Religionists and scientists, in amity and bliss,
However else they disagreed, could all agree on this,
And the gist of all their discourse, when you got down in it,
Was–we could not have the ballot because we were not fit!

They would not hear the reason, they would not fairly yield,
They would not own their arguments were beaten in the field;
But time passed on, and someway, we need not ask them how,
Whatever ails those arguments–we do not hear them now!

You may talk of suffrage now with an educated man,
And he agrees with all you say, as sweetly as he can:
‘T would be better for us all, of course, if womanhood was free;
But “the women do not want it”–and so it must not be!

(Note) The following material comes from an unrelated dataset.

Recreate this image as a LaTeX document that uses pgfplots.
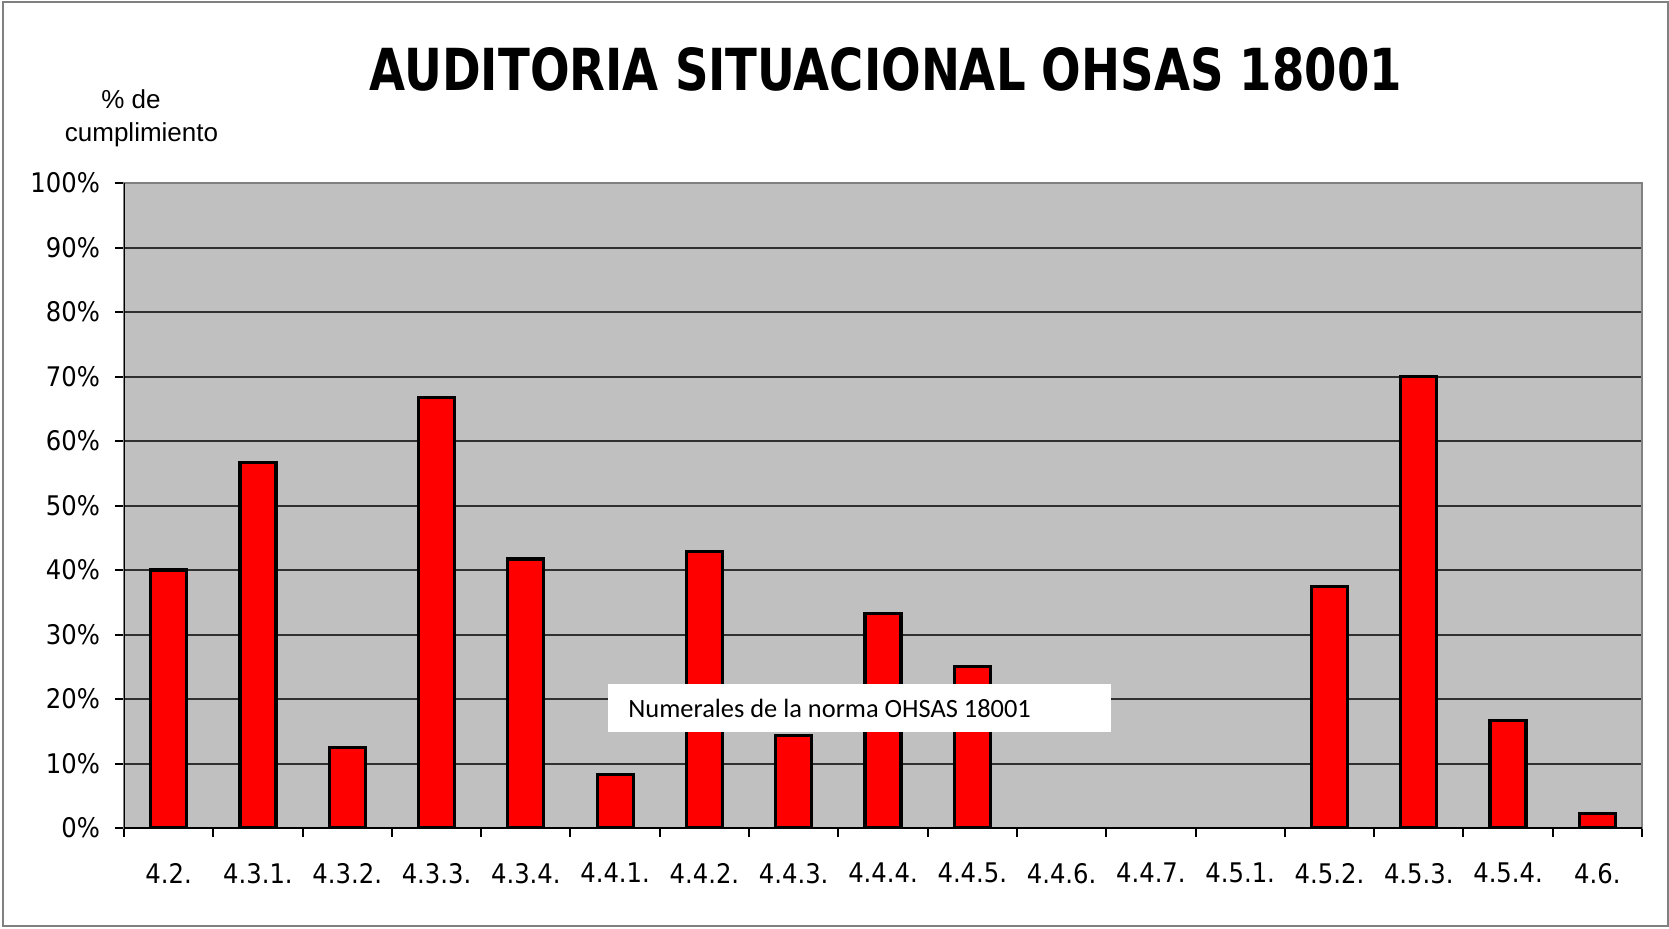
\documentclass[border=0pt]{standalone}
\usepackage{graphicx}
\usepackage{fontspec}
\setmainfont{DejaVu Sans Condensed}
\newfontfamily\arialfont{Liberation Sans}
\newfontfamily\calfont{Carlito}
\usepackage{pgfplots}
\pgfplotsset{compat=1.18}
\definecolor{plotbg}{HTML}{C0C0C0}
\definecolor{gridc}{HTML}{303030}
\definecolor{framec}{HTML}{808080}
\begin{document}
\begin{tikzpicture}
\path[use as bounding box] (0pt,0pt) rectangle (834.5pt,464pt);
\draw[framec, line width=0.8pt] (1.5pt,1pt) rectangle (834pt,463pt);
\begin{axis}[
  at={(62pt,50pt)}, anchor=south west,
  scale only axis, width=759pt, height=322.5pt,
  xmin=0, xmax=17, ymin=0, ymax=100,
  axis background/.style={fill=plotbg},
  axis line style={framec, line width=1.2pt},
  tick pos=left,
  tick align=outside,
  major tick length=4.5pt,
  tick style={black, line width=1pt},
  xtick={0,...,17}, xticklabels={},
  extra x ticks={0.5,1.5,2.5,3.5,4.5,5.5,6.5,7.5,8.5,9.5,10.5,11.5,12.5,13.5,14.5,15.5,16.5},
  extra x tick labels={4.2.,4.3.1.,4.3.2.,4.3.3.,4.3.4.,4.4.1.,4.4.2.,4.4.3.,4.4.4.,4.4.5.,4.4.6.,4.4.7.,4.5.1.,4.5.2.,4.5.3.,4.5.4.,4.6.},
  extra x tick style={major tick length=0pt},
  xticklabel style={yshift=-14pt},
  ytick={0,10,...,100},
  yticklabel={\pgfmathprintnumber{\tick}\%},
  yticklabel style={xshift=-4pt},
  /pgf/number format/assume math mode=true,
  tick label style={font=\fontsize{13.5}{15}\selectfont},
  ymajorgrids,
  grid style={gridc, line width=1pt},
]
\addplot[ybar, bar width=18pt, fill=red, draw=black, line width=1.6pt] coordinates {
  (0.5,40) (1.5,56.7) (2.5,12.5) (3.5,66.7) (4.5,41.7) (5.5,8.3)
  (6.5,42.9) (7.5,14.3) (8.5,33.3) (9.5,25)
  (13.5,37.5) (14.5,70) (15.5,16.7) (16.5,2.3)
};
% categories with 0 %
\addplot[ybar, bar width=18pt, draw=none, fill=none] coordinates {
  (10.5,0) (11.5,0) (12.5,0)
};
\draw[black, line width=1.2pt] (rel axis cs:0,1) -- (rel axis cs:0,0) -- (rel axis cs:1,0);
\end{axis}
\node at (443pt,429.5pt) {\resizebox{516pt}{21.5pt}{\bfseries\fontsize{29}{32}\selectfont AUDITORIA SITUACIONAL OHSAS 18001}};
\node[font=\arialfont\fontsize{13}{15}\selectfont] at (65.5pt,414.5pt) {\% de};
\node[font=\arialfont\fontsize{13}{15}\selectfont] at (70.75pt,396.5pt) {cumplimiento};
\fill[white] (304pt,98pt) rectangle (555.5pt,122pt);
\node[anchor=west, inner sep=0pt, font=\calfont\fontsize{13.2}{15}\selectfont] at (314pt,110pt) {Numerales de la norma OHSAS 18001};
\end{tikzpicture}
\end{document}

By Charlotte Perkins Gilman

2 replies »

  1. Here’s something which I think is odd…………there are still a lot of women, who have a ‘partner’ – are part of a couple – and have a full-time job, yet they still go home, every day, and make the tea, and do the housework.
    It looks like we’re not very good at catching up with ourselves, as a species.
    Women became enabled to go out to work, and, mostly, do the same work as men. And yet…….many, many households still hold on to the idea that the woman does the housework. What particularly gets me, is the idea of the same person, every day, though part of a – partnership – still having to come home, after a hard days work, and set too to make the evening meal. Why not share it? Alternate days, or whoever has had the least trying day?
    I’m heading into a rant – the telly adverts really annoy me about this – again and again, the woman is making the meal. Fair enough if she is at home, and that’s part of her ‘job’ – but….not every day, after a hard day’s work!
    As you can see, this is something which bugs me, and puzzles me – why don’t these women see that it’s completely unfair? Do some of them need, to be needed, so much that they slog away at the housework, as well as working outside the home?
    Of course, if someone actually WANTS to, LIKES to, do both – that’s their choice! But from what I’ve observed, that’s usually not the case, there is often resentment and dis-harmony because of it – not to mention extreme tiredness!
    My Mum and Dad did this, both had jobs, yet Mum did the cooking and the other house work (with some help from us children – except my brother – because he was ‘the only boy’, he wasn’t expected to do any housework!). That was a different time, and they had grown up in another, very different time.
    There’s no excuse for it, now.
    This also shows how a person can change their conditioning – you don’t have to live entirely as you were brought up – hold on to the bits that work for you, and ditch the rest!